On September 13th my family and I attended the annual Festival of India at the Sri Sri Radha Krishna Temple in Spanish Fork Utah. The first time I attended the festival was in 1996 and I have returned seven or eight times since then to observe the proceedings and learn about their culture.
Here is a slideshow of photos I took at this year’s festival, including explanatory captions to give those of you who have never been a taste.
The temple building itself is an interesting addition to the Utah landscape, located across the street from the Kingdom Hall of the Jehovah’s Witnesses. It had not yet been constructed in 1996 when I first attended the festival, and I have watched over the subsequent years as it was built. The LDS Church apparently contributed a considerable amount to its construction through its philanthropic arm, the LDS Foundation .
The annual festival is a celebration of the legendary king Ramachanda , and his defeat of the 10 headed demon Ravana . They believe Ramachandra, or Rama, was an incarnation, or Avatar, of their Hindu god Vishnu.
At the climax of the festival, there is a theatrical, musical retelling of the Ramayana , the epic story of Ramachandra, how his wife Sita was kidnapped by Ravana, and how Rama saved his wife and led an army to destroy the 10 headed demon. To the adherents of Hindu, the story is scripture. The presentation is extremely abridged from the original drama, which apparently can last days, and has become even more abridged since the first time I saw it performed in 1996.
At the end of the drama, the character playing Rama, accompanied by the other characters, leaves the stage into the audience. The people in the audience stand and follow him to the top of the hill, where they have previously erected a 25 to 30 foot image of Ravana (see the slideshow above). Ramachandra then fires flaming darts at the image of the demon (represented by Roman candles), and the demon image is ignited and burned to the ground while participants in the crowd cheer and throw stones at it while fireworks explode overhead.
After the incineration, the crowd gathers around a band that plays music while they chant the Krishna Mantra and dance.

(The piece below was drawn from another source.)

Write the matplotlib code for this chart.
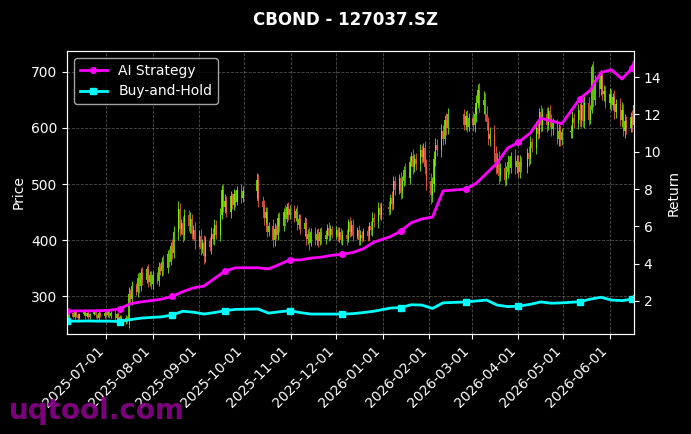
import numpy as np
import pandas as pd
import matplotlib
matplotlib.use("Agg")
import matplotlib.pyplot as plt
import matplotlib.dates as mdates

# trading calendar (China exchange holidays inside the window)
start_date = "2025-06-05"
end_date = "2026-06-17"
holidays = ["2025-10-01", "2025-10-02", "2025-10-03", "2025-10-06", "2025-10-07",
            "2025-10-08", "2026-01-01", "2026-01-02", "2026-02-16", "2026-02-17",
            "2026-02-18", "2026-02-19", "2026-02-20", "2026-02-23", "2026-04-06",
            "2026-05-01", "2026-05-04", "2026-05-05"]

# daily closes, month by month
close_2025_06 = [262, 270, 264, 272, 266, 261, 269, 273, 265, 270, 263, 268, 274, 266, 262, 270, 265, 271]
close_2025_07 = [266, 274, 265, 271, 262, 268, 258, 264, 255, 262, 256, 305, 295, 318, 308, 332, 318, 342,
                 330, 348, 326, 338, 322]
close_2025_08 = [338, 328, 352, 345, 362, 350, 375, 362, 390, 378, 415, 455, 420, 430, 410, 445, 425, 438,
                 412, 418, 398]
close_2025_09 = [408, 385, 395, 372, 398, 388, 412, 402, 428, 410, 445, 490, 460, 470, 450, 478, 462, 482,
                 468, 490, 476, 488]
close_2025_10 = [508, 470, 460, 440, 450, 415, 425, 400, 420, 410, 440, 425, 450, 438, 460, 445, 455]
close_2025_11 = [440, 452, 428, 438, 420, 430, 402, 412, 395, 415, 400, 412, 398, 415, 402, 410, 422, 408,
                 420, 410]
close_2025_12 = [418, 405, 415, 400, 410, 402, 432, 415, 428, 408, 418, 400, 410, 404, 416, 408, 425, 418,
                 440, 432, 458, 445, 460]
close_2026_01 = [455, 475, 465, 505, 490, 510, 485, 505, 525, 510, 540, 550, 530, 545, 535, 560, 548, 565,
                 530, 505]
close_2026_02 = [480, 500, 545, 570, 560, 595, 580, 615, 600, 625, 605, 622, 602, 618]
close_2026_03 = [605, 625, 645, 668, 640, 650, 625, 610, 580, 590, 555, 530, 545, 515, 528, 508, 522, 540,
                 528, 550, 530, 542]
close_2026_04 = [522, 540, 530, 555, 545, 575, 565, 600, 590, 628, 605, 625, 605, 630, 612, 598, 608, 580,
                 595, 578, 592]
close_2026_05 = [595, 618, 608, 632, 615, 640, 612, 645, 615, 632, 708, 650, 685, 670, 692, 660, 665, 645]
close_2026_06 = [660, 640, 655, 628, 642, 615, 632, 595, 612, 600, 620, 605, 640]
first_open = 268

# daily wick length beyond the body, month by month
wick_2025_06 = [3, 4, 2, 5, 3, 4, 2, 3, 5, 2, 4, 3, 2, 4, 3, 5, 2, 3]
wick_2025_07 = [3, 2, 4, 3, 5, 2, 4, 3, 2, 4, 3, 12, 8, 10, 6, 9, 12, 8, 10, 6, 9, 7, 8]
wick_2025_08 = [8, 6, 10, 7, 9, 12, 8, 10, 6, 12, 10, 15, 12, 8, 14, 10, 8, 12, 9, 10, 14]
wick_2025_09 = [10, 12, 8, 14, 10, 8, 12, 9, 10, 8, 12, 8, 10, 12, 8, 10, 6, 9, 8, 6, 10, 8]
wick_2025_10 = [12, 10, 8, 12, 9, 10, 8, 12, 10, 8, 9, 10, 8, 12, 6, 9, 8]
wick_2025_11 = [8, 6, 10, 8, 9, 12, 10, 8, 12, 6, 9, 8, 10, 6, 8, 9, 7, 10, 8, 6]
wick_2025_12 = [8, 6, 9, 7, 8, 10, 6, 9, 8, 10, 6, 9, 8, 7, 6, 10, 8, 9, 10, 8, 10, 8, 9]
wick_2026_01 = [10, 8, 12, 9, 10, 8, 12, 10, 8, 12, 10, 8, 12, 9, 10, 12, 10, 8, 12, 15]
wick_2026_02 = [15, 12, 14, 12, 10, 12, 10, 8, 12, 10, 9, 8, 10, 8]
wick_2026_03 = [10, 12, 14, 10, 12, 15, 12, 14, 10, 12, 15, 12, 10, 14, 10, 12, 10, 12, 10, 8, 12, 10]
wick_2026_04 = [10, 12, 8, 10, 12, 10, 8, 12, 10, 8, 12, 10, 12, 8, 10, 12, 10, 8, 12, 10, 8]
wick_2026_05 = [10, 12, 8, 10, 12, 14, 10, 12, 10, 8, 6, 12, 10, 14, 12, 10, 12, 10]
wick_2026_06 = [12, 10, 8, 12, 10, 12, 14, 10, 12, 10, 8, 12, 10]

# strategy curves, sampled every 5th trading day (plus the last day)
ai_return = [1.45, 1.47, 1.47, 1.48, 1.5, 1.58, 1.85, 1.95, 2.02, 2.1, 2.25, 2.5, 2.7, 2.8, 3.2, 3.6,
             3.78, 3.78, 3.72, 3.95, 4.2, 4.2, 4.3, 4.35, 4.45, 4.5, 4.6, 4.8, 5.15, 5.45, 5.75, 6.2,
             6.4, 6.5, 7.9, 8.0, 8.3, 8.85, 9.4, 10.2, 10.5, 11.0, 11.8, 11.65, 11.5, 12.85, 13.3,
             14.25, 14.4, 13.9, 14.5, 14.8]
bh_return = [0.92, 0.92, 0.93, 0.92, 0.92, 0.9, 1.0, 1.08, 1.12, 1.15, 1.25, 1.45, 1.4, 1.3, 1.38,
             1.48, 1.55, 1.57, 1.35, 1.42, 1.48, 1.38, 1.3, 1.3, 1.3, 1.3, 1.32, 1.38, 1.45, 1.62,
             1.65, 1.8, 1.78, 1.6, 1.9, 1.95, 2.0, 2.05, 1.78, 1.7, 1.72, 1.82, 1.95, 1.88, 1.9,
             1.96, 2.1, 2.2, 2.05, 2.02, 2.1, 2.23]

dates = pd.bdate_range(start_date, end_date, freq="C", holidays=holidays)
close = np.array(close_2025_06 + close_2025_07 + close_2025_08 + close_2025_09 + close_2025_10
                 + close_2025_11 + close_2025_12 + close_2026_01 + close_2026_02 + close_2026_03
                 + close_2026_04 + close_2026_05 + close_2026_06, dtype=float)
wick = np.array(wick_2025_06 + wick_2025_07 + wick_2025_08 + wick_2025_09 + wick_2025_10
                + wick_2025_11 + wick_2025_12 + wick_2026_01 + wick_2026_02 + wick_2026_03
                + wick_2026_04 + wick_2026_05 + wick_2026_06, dtype=float)
assert len(close) == len(dates) == len(wick), (len(close), len(dates), len(wick))
open_ = np.concatenate([[first_open], close[:-1]])
body_lo = np.minimum(open_, close)
body_hi = np.maximum(open_, close)

line_idx = list(range(0, len(dates), 5))
if line_idx[-1] != len(dates) - 1:
    line_idx.append(len(dates) - 1)
line_dates = dates[line_idx]
assert len(line_dates) == len(ai_return) == len(bh_return)

plt.style.use("dark_background")
fig = plt.figure(figsize=(6.91, 4.34), dpi=100)
ax = fig.add_axes([0.097, 0.2304, 0.8205, 0.652])
ax2 = ax.twinx()

up = close >= open_
colors = np.where(up, "#7CFC00", "#FF6347")
ax.vlines(dates, body_lo - wick, body_hi + wick, colors=colors, linewidth=0.7, alpha=0.8)
ax.bar(dates, body_hi - body_lo, bottom=body_lo, width=0.8,
       color=colors, alpha=0.8, linewidth=0)
ax.set_ylim(233, 737)
ax.set_ylabel("Price")
ax.grid(True, linestyle="--", linewidth=0.6, alpha=0.3)

ax2.plot(line_dates, ai_return, color="#FF00FF", linewidth=2, marker="o", markersize=4,
         markevery=5, label="AI Strategy")
ax2.plot(line_dates, bh_return, color="#00FFFF", linewidth=2, marker="s", markersize=4,
         markevery=5, label="Buy-and-Hold")
ax2.set_ylim(0.23, 15.4)
ax2.set_ylabel("Return")
ax2.legend(loc="upper left", fontsize=10)

ax.set_xlim(dates[0], dates[-1])
ax.xaxis.set_major_locator(mdates.MonthLocator())
ax.xaxis.set_major_formatter(mdates.DateFormatter("%Y-%m-%d"))
plt.setp(ax.get_xticklabels(), rotation=45, ha="right")

fig.suptitle("CBOND - 127037.SZ", fontsize=12, fontweight="bold", y=0.975)
fig.text(0.013, 0.035, "uqtool.com", fontsize=20, fontweight="bold", color="#8B008B",
         alpha=0.9, va="baseline")

fig.savefig("out.png", dpi=100)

The mantra is a chant of words praising Rama and Krishna that the Hindu believe imparts power and intelligence simply by being repeated continually.
From what I understand, in the ritual the demon Ravana represents the wickedness in each person and by joining Rama in destroying him the participants symbolically purge themselves of their own wickedness.
As I mentioned, have attended the event for a number of years, and every time I am careful to not participate in either the ritual burning of Ravana or the mantra chant, since I understand them to be forms of Vishnu worship, and I intend only to be an observer.
However, every year I note a number of clearly LDS BYU students who join in throwing stones and the ritual defeat of Ravana and in the mantra chanting with the band. Mostly I believe that they participate because of their naivete about what is going on. But there are a few that exhibit a frivolity that I consider disrespectful of the beliefs of others, and their participation is done as a subtle form of mockery—they participate because it is ridiculous to them.
In either case, every year their participation concerns me and in my opinion, they are accidentally worshiping Vishnu. I would hope that they would have both enough circumspection and enough respect for the beliefs of others to refrain from joining in the ritual and mantra.
At the same time, I realize that just as Latter-day Saints do not deny the Sacrament to visitors, the Krishna adherents are not likely upset by the accidental worship of their visitors. For all I know they may be pleased by the number of local Mormon college students gaining power from praising Krishna and Ramachandra. At least they seem to encourage it by calling on the crowd to chant with them and using a band with catchy rhythms to make the chanting fun.
This year one of them even commented to the crowd that “worship should always be this fun.”
Should LDS BYU students be participating in the rituals and worship of other gods, even inadvertently? Even in the name of mutual understanding? I feel that they should not. What do you think?